Task:
Copy the first line of the entries below and every line after it through the line containing "type P = [number, number];". Do not include pictures.

Rows from a dataset of charts and code
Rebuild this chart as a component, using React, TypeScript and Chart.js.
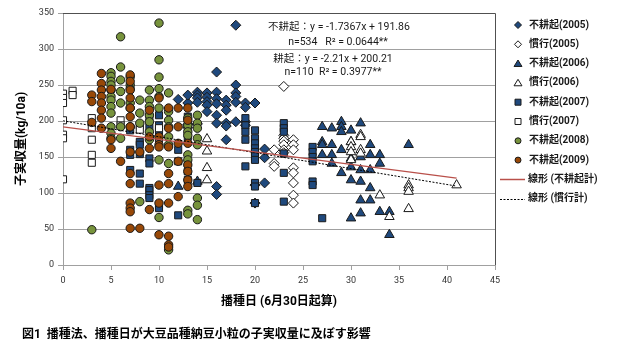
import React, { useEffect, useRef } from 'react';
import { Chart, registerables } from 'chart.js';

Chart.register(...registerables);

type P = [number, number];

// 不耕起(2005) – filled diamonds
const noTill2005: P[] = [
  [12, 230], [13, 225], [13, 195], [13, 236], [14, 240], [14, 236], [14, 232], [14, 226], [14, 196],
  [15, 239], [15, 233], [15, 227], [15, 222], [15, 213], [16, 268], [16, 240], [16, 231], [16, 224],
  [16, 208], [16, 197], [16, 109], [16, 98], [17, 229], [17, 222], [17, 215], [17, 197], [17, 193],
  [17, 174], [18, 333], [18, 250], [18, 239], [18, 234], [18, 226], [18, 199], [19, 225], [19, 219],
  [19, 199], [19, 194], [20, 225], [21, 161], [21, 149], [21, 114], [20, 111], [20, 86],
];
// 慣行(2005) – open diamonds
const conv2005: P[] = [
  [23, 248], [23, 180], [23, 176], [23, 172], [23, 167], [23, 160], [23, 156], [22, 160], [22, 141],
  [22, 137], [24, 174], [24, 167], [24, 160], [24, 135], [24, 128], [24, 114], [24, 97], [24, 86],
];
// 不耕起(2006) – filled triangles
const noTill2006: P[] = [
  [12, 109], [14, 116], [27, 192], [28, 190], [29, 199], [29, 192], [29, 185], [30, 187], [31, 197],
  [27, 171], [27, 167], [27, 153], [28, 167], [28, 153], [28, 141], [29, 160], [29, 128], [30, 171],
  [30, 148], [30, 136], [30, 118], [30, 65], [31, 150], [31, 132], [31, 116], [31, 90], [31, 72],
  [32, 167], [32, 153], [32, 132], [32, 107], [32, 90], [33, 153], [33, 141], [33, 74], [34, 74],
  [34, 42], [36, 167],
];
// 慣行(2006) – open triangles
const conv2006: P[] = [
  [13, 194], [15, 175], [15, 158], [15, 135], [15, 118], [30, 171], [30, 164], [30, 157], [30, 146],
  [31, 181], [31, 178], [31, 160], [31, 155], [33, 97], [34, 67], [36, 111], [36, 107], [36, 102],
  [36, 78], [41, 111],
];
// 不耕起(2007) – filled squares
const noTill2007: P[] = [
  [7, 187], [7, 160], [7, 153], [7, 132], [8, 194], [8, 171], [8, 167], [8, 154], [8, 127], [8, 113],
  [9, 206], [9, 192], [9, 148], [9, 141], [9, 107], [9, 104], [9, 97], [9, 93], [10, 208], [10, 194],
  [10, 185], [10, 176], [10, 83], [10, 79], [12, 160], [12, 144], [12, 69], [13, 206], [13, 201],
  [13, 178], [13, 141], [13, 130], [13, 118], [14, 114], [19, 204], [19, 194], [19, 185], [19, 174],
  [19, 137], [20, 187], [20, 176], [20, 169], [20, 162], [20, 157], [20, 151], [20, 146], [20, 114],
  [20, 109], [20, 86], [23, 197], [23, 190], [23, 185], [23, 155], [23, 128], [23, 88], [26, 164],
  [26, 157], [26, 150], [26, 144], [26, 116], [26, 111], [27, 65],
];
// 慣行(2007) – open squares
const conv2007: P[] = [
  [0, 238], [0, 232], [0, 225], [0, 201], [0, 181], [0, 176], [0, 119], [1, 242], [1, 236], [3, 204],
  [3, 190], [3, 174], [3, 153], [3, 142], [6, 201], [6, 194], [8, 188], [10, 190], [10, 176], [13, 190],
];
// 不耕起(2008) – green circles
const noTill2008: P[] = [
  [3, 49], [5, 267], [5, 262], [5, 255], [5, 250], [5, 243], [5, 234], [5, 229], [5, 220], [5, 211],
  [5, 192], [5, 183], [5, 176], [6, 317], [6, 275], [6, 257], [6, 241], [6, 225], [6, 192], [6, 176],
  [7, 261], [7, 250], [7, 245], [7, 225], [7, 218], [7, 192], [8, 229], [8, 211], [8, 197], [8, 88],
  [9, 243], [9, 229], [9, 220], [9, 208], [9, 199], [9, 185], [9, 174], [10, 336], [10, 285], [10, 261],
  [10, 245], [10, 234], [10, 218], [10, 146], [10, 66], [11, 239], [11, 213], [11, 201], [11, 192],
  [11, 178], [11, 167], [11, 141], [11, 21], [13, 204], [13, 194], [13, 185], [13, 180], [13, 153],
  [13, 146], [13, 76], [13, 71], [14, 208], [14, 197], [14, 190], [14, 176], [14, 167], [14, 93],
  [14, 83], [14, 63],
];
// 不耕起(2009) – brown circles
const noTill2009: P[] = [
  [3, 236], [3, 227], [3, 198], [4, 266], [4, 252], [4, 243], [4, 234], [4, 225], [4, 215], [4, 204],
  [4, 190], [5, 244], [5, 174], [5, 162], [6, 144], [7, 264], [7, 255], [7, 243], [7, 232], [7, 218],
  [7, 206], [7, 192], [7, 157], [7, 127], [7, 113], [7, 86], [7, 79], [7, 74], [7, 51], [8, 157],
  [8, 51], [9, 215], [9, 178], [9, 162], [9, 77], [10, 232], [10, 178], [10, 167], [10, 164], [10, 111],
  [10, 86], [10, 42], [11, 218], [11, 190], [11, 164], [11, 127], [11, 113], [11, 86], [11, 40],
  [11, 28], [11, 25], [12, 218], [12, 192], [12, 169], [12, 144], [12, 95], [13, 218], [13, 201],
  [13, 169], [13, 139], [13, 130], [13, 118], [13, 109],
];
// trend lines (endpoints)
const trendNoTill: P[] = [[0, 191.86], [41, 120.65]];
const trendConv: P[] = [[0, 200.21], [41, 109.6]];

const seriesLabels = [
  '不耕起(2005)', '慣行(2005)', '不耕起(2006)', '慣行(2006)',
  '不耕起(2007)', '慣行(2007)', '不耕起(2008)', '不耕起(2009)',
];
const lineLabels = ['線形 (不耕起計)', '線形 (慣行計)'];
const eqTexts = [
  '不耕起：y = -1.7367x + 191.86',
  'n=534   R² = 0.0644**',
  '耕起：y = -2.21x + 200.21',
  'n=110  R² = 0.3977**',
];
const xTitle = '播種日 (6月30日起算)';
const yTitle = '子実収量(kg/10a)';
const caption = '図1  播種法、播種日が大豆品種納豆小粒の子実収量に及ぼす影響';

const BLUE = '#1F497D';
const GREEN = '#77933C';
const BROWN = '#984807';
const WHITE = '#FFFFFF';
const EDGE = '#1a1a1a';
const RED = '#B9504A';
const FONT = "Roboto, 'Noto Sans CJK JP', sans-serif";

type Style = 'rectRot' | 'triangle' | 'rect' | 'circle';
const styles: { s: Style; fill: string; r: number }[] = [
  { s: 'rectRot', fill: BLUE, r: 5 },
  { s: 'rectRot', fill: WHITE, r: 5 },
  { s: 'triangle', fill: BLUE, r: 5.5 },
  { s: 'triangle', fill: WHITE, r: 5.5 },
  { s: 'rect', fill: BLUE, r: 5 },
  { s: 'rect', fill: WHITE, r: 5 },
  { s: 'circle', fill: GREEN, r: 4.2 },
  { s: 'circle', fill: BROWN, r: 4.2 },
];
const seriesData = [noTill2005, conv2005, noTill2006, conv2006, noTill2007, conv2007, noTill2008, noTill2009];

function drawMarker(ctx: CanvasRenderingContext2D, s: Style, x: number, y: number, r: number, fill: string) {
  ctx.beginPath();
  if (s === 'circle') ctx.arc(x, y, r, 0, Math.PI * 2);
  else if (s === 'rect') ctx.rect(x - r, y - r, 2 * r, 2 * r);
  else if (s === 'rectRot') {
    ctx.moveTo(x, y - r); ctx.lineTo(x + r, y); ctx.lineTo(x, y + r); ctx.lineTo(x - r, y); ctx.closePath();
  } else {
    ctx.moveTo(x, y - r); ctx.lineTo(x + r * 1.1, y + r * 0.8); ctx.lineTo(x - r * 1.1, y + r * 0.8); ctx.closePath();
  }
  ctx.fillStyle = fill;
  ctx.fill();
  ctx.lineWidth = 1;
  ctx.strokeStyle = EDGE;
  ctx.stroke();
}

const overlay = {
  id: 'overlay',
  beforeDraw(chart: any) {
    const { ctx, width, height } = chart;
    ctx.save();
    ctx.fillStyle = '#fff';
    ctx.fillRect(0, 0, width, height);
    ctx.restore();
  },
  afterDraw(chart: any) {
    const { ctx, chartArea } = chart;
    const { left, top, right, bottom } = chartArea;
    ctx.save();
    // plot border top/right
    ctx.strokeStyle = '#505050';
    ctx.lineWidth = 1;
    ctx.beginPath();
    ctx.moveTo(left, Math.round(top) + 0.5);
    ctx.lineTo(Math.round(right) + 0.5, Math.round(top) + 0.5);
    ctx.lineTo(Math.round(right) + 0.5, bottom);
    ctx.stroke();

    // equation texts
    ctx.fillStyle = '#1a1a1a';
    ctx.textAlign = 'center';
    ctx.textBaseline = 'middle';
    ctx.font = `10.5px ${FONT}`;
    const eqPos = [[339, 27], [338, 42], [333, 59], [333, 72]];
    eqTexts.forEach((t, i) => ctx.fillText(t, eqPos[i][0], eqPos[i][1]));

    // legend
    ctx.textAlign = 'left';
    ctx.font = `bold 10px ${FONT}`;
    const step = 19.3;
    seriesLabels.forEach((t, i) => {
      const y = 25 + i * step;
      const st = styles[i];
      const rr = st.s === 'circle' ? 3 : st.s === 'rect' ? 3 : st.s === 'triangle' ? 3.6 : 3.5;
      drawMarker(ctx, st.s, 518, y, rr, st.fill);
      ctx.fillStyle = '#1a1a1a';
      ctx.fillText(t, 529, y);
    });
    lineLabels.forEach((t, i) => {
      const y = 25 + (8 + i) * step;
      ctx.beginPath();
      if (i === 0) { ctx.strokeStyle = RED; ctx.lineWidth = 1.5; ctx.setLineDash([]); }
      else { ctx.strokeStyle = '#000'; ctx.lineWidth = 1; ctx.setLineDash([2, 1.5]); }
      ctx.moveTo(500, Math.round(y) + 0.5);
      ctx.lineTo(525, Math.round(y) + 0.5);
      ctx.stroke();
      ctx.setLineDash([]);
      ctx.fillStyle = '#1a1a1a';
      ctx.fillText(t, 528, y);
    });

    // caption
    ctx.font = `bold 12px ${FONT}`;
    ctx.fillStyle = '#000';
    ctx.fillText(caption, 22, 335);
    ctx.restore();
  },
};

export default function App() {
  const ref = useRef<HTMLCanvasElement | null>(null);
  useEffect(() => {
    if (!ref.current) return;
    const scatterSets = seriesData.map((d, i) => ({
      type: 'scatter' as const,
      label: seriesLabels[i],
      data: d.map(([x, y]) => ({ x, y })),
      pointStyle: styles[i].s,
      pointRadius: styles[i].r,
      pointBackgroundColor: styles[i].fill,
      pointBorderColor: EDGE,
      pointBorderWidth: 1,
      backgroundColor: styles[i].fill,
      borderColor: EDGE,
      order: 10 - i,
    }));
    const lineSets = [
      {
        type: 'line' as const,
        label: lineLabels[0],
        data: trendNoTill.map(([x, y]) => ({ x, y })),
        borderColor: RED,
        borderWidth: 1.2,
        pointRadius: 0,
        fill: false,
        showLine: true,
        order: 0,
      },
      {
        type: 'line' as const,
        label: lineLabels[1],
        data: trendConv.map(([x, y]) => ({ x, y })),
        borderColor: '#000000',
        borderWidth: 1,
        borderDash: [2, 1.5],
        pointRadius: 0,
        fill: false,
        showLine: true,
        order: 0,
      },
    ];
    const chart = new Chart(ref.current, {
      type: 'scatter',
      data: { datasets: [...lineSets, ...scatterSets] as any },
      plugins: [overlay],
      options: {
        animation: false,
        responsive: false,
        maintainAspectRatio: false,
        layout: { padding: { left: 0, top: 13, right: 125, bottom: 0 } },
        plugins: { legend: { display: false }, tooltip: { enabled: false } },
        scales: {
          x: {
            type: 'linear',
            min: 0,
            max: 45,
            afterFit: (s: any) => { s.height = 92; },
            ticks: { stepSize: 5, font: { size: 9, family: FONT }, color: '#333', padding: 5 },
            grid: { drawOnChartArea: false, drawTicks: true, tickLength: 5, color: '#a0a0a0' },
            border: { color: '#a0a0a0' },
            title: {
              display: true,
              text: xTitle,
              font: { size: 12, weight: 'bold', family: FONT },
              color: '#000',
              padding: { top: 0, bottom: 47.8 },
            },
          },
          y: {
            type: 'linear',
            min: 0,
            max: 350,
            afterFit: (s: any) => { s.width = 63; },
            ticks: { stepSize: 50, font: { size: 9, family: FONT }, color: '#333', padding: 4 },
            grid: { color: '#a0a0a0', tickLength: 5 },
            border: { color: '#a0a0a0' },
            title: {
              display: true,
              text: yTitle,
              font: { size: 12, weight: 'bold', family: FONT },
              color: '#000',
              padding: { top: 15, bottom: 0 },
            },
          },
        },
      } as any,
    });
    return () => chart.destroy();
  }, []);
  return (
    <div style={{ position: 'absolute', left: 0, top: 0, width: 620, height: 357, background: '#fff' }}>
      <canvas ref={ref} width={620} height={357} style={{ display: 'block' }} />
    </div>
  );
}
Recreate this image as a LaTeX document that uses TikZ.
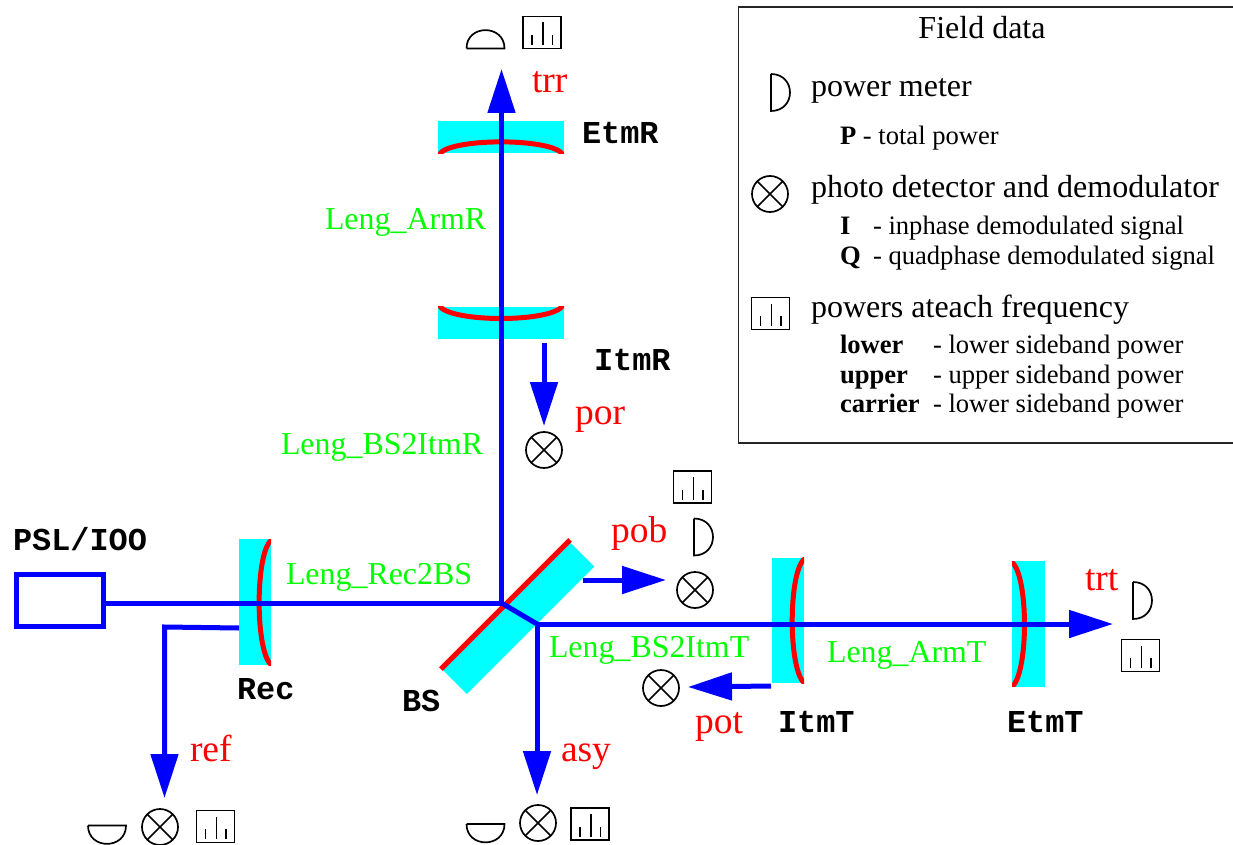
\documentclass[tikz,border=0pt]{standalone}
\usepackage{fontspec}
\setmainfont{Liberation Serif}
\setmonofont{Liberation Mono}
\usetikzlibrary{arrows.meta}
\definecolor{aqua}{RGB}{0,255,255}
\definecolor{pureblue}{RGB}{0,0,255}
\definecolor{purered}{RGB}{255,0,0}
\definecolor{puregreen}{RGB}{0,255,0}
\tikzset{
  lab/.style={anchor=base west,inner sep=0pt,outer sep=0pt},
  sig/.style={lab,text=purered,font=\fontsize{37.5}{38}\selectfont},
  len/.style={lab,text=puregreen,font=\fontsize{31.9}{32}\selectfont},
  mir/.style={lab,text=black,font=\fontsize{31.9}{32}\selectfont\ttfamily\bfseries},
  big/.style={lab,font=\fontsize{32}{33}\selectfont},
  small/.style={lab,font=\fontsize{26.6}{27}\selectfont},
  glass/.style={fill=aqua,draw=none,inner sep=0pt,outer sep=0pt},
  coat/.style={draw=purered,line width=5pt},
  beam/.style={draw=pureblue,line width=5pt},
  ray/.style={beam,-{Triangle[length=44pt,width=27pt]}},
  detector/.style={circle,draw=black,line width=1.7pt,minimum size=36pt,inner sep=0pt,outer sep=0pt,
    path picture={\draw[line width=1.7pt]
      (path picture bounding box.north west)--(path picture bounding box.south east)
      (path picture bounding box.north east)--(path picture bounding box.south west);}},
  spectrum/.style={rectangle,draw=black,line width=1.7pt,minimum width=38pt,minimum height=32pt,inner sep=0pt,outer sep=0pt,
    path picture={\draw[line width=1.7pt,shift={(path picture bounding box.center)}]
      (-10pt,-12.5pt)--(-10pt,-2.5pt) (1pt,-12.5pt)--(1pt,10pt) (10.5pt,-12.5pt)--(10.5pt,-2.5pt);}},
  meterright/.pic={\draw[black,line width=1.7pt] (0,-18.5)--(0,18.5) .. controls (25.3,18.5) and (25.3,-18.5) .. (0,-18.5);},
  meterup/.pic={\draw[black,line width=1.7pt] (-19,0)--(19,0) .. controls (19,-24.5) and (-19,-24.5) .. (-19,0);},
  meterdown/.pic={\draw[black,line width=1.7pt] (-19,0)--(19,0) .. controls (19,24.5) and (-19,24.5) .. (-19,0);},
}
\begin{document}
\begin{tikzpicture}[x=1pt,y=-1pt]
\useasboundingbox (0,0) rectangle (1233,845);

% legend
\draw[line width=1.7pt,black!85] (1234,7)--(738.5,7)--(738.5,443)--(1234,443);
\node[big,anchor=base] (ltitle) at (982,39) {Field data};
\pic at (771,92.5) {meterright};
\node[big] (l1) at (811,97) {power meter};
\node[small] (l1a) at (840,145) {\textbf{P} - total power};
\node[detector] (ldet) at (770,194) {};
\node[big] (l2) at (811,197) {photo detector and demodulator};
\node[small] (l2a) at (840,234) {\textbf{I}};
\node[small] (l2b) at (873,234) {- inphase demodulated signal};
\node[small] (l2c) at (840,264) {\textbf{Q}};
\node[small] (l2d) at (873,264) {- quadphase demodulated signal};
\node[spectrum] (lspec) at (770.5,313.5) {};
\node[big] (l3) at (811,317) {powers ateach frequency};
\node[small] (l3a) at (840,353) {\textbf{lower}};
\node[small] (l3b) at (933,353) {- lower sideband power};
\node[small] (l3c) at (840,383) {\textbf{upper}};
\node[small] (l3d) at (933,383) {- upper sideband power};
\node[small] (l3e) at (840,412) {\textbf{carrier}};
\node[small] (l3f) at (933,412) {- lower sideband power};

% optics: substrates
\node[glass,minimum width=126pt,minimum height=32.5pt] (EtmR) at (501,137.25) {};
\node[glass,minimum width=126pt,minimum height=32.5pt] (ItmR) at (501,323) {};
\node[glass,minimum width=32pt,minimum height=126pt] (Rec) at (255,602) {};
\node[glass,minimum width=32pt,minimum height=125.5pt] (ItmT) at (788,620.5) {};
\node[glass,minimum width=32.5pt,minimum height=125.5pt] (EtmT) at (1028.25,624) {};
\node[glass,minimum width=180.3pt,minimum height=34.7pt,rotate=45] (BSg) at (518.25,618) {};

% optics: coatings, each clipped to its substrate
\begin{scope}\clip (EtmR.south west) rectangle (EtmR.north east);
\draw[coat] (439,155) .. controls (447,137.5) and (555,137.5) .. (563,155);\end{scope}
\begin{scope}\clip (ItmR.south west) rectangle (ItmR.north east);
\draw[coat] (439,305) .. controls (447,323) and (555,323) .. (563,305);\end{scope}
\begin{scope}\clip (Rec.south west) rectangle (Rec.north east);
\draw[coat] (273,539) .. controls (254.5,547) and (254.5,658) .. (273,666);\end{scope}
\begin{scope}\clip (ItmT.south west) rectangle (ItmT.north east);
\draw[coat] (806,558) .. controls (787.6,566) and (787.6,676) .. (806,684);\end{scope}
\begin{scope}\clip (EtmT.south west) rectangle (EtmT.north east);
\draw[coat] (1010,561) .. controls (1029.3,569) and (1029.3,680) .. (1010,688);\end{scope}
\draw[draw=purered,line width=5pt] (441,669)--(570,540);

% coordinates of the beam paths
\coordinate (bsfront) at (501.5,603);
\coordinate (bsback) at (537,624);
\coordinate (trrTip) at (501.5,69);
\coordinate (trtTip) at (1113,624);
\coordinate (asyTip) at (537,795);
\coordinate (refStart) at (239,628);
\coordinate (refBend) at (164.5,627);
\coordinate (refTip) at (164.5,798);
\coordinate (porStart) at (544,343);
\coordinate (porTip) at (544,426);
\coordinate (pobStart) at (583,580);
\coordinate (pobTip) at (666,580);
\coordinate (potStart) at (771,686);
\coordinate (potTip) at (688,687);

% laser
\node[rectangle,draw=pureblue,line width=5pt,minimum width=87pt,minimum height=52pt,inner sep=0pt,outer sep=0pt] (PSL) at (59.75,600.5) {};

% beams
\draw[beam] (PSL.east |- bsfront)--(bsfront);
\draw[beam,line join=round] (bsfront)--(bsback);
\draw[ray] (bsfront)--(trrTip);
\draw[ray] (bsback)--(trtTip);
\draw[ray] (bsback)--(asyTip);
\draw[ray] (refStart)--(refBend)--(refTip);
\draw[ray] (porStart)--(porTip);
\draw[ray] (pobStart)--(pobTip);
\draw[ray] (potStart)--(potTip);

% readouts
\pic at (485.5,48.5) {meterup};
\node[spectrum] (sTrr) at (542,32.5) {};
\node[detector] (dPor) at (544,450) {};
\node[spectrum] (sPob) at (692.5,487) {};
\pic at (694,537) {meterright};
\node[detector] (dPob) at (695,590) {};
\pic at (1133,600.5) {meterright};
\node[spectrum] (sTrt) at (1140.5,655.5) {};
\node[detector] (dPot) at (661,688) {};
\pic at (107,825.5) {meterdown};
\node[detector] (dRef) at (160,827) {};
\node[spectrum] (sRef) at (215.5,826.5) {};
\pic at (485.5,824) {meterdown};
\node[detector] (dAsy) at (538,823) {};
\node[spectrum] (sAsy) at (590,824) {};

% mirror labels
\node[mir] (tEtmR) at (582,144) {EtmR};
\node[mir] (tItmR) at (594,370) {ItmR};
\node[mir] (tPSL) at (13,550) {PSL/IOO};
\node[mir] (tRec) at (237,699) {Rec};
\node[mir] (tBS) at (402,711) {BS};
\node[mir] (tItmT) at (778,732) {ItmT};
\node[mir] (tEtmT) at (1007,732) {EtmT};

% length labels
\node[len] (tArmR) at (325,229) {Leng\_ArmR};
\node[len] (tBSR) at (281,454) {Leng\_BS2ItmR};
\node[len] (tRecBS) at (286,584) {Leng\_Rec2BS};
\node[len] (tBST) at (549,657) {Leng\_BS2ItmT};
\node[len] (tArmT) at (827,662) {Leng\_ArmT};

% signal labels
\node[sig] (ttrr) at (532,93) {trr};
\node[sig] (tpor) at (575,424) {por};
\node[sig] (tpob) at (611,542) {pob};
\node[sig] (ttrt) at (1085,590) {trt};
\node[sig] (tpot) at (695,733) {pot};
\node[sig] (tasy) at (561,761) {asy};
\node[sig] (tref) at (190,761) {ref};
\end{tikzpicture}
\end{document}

Output of the task:
Rebuild this chart as a component, using React, TypeScript and Chart.js.
import React, { useEffect, useRef } from 'react';
import { Chart, registerables } from 'chart.js';

Chart.register(...registerables);

type P = [number, number];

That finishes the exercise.